PROBLEM STATEMENT: Repeat every line of the listing below exactly, minus the pictures.

SOURCE MATERIAL:
==========

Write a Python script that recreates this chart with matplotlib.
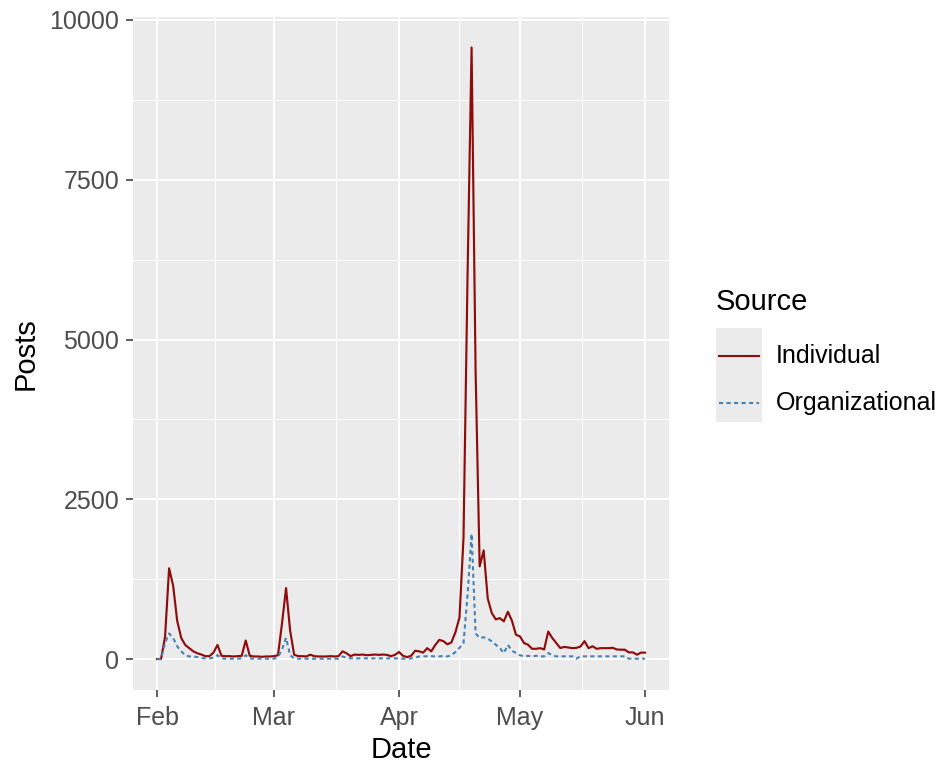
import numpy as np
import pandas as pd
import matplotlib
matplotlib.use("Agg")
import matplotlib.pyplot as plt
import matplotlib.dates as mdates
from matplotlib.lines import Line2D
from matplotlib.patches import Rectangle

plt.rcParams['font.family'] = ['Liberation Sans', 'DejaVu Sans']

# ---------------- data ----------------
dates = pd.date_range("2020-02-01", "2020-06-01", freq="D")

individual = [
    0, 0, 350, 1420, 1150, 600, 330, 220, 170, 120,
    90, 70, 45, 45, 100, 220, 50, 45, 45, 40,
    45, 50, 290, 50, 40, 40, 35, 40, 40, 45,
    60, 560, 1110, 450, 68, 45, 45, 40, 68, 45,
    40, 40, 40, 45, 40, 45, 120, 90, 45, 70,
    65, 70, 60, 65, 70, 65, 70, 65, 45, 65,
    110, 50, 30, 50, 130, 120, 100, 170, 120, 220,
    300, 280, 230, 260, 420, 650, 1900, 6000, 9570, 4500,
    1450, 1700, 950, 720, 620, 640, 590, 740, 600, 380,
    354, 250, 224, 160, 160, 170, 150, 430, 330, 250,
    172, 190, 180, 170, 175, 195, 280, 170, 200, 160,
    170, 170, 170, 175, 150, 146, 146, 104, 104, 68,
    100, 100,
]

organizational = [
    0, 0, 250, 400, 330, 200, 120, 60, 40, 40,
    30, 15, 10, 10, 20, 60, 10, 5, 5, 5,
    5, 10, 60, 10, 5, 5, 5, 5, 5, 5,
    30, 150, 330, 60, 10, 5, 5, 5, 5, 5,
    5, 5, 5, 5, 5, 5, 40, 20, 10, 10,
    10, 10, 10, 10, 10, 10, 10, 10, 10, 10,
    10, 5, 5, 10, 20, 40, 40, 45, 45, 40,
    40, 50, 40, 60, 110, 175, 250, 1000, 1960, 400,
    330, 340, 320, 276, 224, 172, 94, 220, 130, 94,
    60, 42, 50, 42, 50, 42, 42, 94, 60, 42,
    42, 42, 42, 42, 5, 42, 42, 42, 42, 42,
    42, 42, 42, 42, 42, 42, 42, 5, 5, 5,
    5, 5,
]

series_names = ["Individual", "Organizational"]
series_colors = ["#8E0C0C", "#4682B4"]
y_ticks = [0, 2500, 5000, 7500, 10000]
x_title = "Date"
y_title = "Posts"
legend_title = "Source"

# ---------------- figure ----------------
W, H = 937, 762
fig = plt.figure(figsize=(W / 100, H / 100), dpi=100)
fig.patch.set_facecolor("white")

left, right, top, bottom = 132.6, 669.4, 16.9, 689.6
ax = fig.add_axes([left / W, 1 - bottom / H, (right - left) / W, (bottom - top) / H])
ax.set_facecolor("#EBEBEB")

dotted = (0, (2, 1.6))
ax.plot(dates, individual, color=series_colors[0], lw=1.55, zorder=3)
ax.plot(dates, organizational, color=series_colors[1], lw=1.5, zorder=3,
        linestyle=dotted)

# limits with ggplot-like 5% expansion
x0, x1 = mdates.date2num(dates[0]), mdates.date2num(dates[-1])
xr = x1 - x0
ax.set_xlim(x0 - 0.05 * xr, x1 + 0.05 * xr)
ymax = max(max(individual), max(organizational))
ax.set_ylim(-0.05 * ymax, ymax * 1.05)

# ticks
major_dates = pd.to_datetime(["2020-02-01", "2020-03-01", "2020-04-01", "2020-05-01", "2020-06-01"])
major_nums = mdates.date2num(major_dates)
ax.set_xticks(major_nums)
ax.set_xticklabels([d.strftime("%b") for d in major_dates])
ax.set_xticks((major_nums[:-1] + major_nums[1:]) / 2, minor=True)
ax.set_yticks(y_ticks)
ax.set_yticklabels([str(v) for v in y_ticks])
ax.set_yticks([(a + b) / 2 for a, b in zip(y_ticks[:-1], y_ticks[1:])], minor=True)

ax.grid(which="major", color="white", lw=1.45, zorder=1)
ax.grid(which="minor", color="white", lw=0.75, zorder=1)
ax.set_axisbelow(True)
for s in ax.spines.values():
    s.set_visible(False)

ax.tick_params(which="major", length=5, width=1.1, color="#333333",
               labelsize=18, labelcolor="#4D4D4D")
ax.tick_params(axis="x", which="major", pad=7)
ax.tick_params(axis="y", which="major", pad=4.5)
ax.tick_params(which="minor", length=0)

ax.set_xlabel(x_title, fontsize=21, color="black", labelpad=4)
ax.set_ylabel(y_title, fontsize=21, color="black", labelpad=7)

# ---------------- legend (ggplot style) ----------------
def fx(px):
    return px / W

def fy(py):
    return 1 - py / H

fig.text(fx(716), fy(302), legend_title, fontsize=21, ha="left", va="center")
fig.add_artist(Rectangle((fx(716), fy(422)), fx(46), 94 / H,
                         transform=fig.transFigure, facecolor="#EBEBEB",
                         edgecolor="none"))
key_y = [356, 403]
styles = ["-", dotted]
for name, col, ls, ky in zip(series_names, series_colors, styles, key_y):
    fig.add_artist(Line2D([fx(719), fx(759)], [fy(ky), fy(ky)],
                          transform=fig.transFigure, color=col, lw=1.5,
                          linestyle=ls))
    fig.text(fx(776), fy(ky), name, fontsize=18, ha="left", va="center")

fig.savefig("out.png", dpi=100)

==========

EXERCISE RESULT:
Write a Python script that recreates this chart with matplotlib.
import numpy as np
import pandas as pd
import matplotlib
matplotlib.use("Agg")
import matplotlib.pyplot as plt
import matplotlib.dates as mdates
from matplotlib.lines import Line2D
from matplotlib.patches import Rectangle

plt.rcParams['font.family'] = ['Liberation Sans', 'DejaVu Sans']

# ---------------- data ----------------
dates = pd.date_range("2020-02-01", "2020-06-01", freq="D")

individual = [
    0, 0, 350, 1420, 1150, 600, 330, 220, 170, 120,
    90, 70, 45, 45, 100, 220, 50, 45, 45, 40,
    45, 50, 290, 50, 40, 40, 35, 40, 40, 45,
    60, 560, 1110, 450, 68, 45, 45, 40, 68, 45,
    40, 40, 40, 45, 40, 45, 120, 90, 45, 70,
    65, 70, 60, 65, 70, 65, 70, 65, 45, 65,
    110, 50, 30, 50, 130, 120, 100, 170, 120, 220,
    300, 280, 230, 260, 420, 650, 1900, 6000, 9570, 4500,
    1450, 1700, 950, 720, 620, 640, 590, 740, 600, 380,
    354, 250, 224, 160, 160, 170, 150, 430, 330, 250,
    172, 190, 180, 170, 175, 195, 280, 170, 200, 160,
    170, 170, 170, 175, 150, 146, 146, 104, 104, 68,
    100, 100,
]

organizational = [
    0, 0, 250, 400, 330, 200, 120, 60, 40, 40,
    30, 15, 10, 10, 20, 60, 10, 5, 5, 5,
    5, 10, 60, 10, 5, 5, 5, 5, 5, 5,
    30, 150, 330, 60, 10, 5, 5, 5, 5, 5,
    5, 5, 5, 5, 5, 5, 40, 20, 10, 10,
    10, 10, 10, 10, 10, 10, 10, 10, 10, 10,
    10, 5, 5, 10, 20, 40, 40, 45, 45, 40,
    40, 50, 40, 60, 110, 175, 250, 1000, 1960, 400,
    330, 340, 320, 276, 224, 172, 94, 220, 130, 94,
    60, 42, 50, 42, 50, 42, 42, 94, 60, 42,
    42, 42, 42, 42, 5, 42, 42, 42, 42, 42,
    42, 42, 42, 42, 42, 42, 42, 5, 5, 5,
    5, 5,
]

series_names = ["Individual", "Organizational"]
series_colors = ["#8E0C0C", "#4682B4"]
y_ticks = [0, 2500, 5000, 7500, 10000]
x_title = "Date"
y_title = "Posts"
legend_title = "Source"

# ---------------- figure ----------------
W, H = 937, 762
fig = plt.figure(figsize=(W / 100, H / 100), dpi=100)
fig.patch.set_facecolor("white")

left, right, top, bottom = 132.6, 669.4, 16.9, 689.6
ax = fig.add_axes([left / W, 1 - bottom / H, (right - left) / W, (bottom - top) / H])
ax.set_facecolor("#EBEBEB")

dotted = (0, (2, 1.6))
ax.plot(dates, individual, color=series_colors[0], lw=1.55, zorder=3)
ax.plot(dates, organizational, color=series_colors[1], lw=1.5, zorder=3,
        linestyle=dotted)

# limits with ggplot-like 5% expansion
x0, x1 = mdates.date2num(dates[0]), mdates.date2num(dates[-1])
xr = x1 - x0
ax.set_xlim(x0 - 0.05 * xr, x1 + 0.05 * xr)
ymax = max(max(individual), max(organizational))
ax.set_ylim(-0.05 * ymax, ymax * 1.05)

# ticks
major_dates = pd.to_datetime(["2020-02-01", "2020-03-01", "2020-04-01", "2020-05-01", "2020-06-01"])
major_nums = mdates.date2num(major_dates)
ax.set_xticks(major_nums)
ax.set_xticklabels([d.strftime("%b") for d in major_dates])
ax.set_xticks((major_nums[:-1] + major_nums[1:]) / 2, minor=True)
ax.set_yticks(y_ticks)
ax.set_yticklabels([str(v) for v in y_ticks])
ax.set_yticks([(a + b) / 2 for a, b in zip(y_ticks[:-1], y_ticks[1:])], minor=True)

ax.grid(which="major", color="white", lw=1.45, zorder=1)
ax.grid(which="minor", color="white", lw=0.75, zorder=1)
ax.set_axisbelow(True)
for s in ax.spines.values():
    s.set_visible(False)

ax.tick_params(which="major", length=5, width=1.1, color="#333333",
               labelsize=18, labelcolor="#4D4D4D")
ax.tick_params(axis="x", which="major", pad=7)
ax.tick_params(axis="y", which="major", pad=4.5)
ax.tick_params(which="minor", length=0)

ax.set_xlabel(x_title, fontsize=21, color="black", labelpad=4)
ax.set_ylabel(y_title, fontsize=21, color="black", labelpad=7)

# ---------------- legend (ggplot style) ----------------
def fx(px):
    return px / W

def fy(py):
    return 1 - py / H

fig.text(fx(716), fy(302), legend_title, fontsize=21, ha="left", va="center")
fig.add_artist(Rectangle((fx(716), fy(422)), fx(46), 94 / H,
                         transform=fig.transFigure, facecolor="#EBEBEB",
                         edgecolor="none"))
key_y = [356, 403]
styles = ["-", dotted]
for name, col, ls, ky in zip(series_names, series_colors, styles, key_y):
    fig.add_artist(Line2D([fx(719), fx(759)], [fy(ky), fy(ky)],
                          transform=fig.transFigure, color=col, lw=1.5,
                          linestyle=ls))
    fig.text(fx(776), fy(ky), name, fontsize=18, ha="left", va="center")

fig.savefig("out.png", dpi=100)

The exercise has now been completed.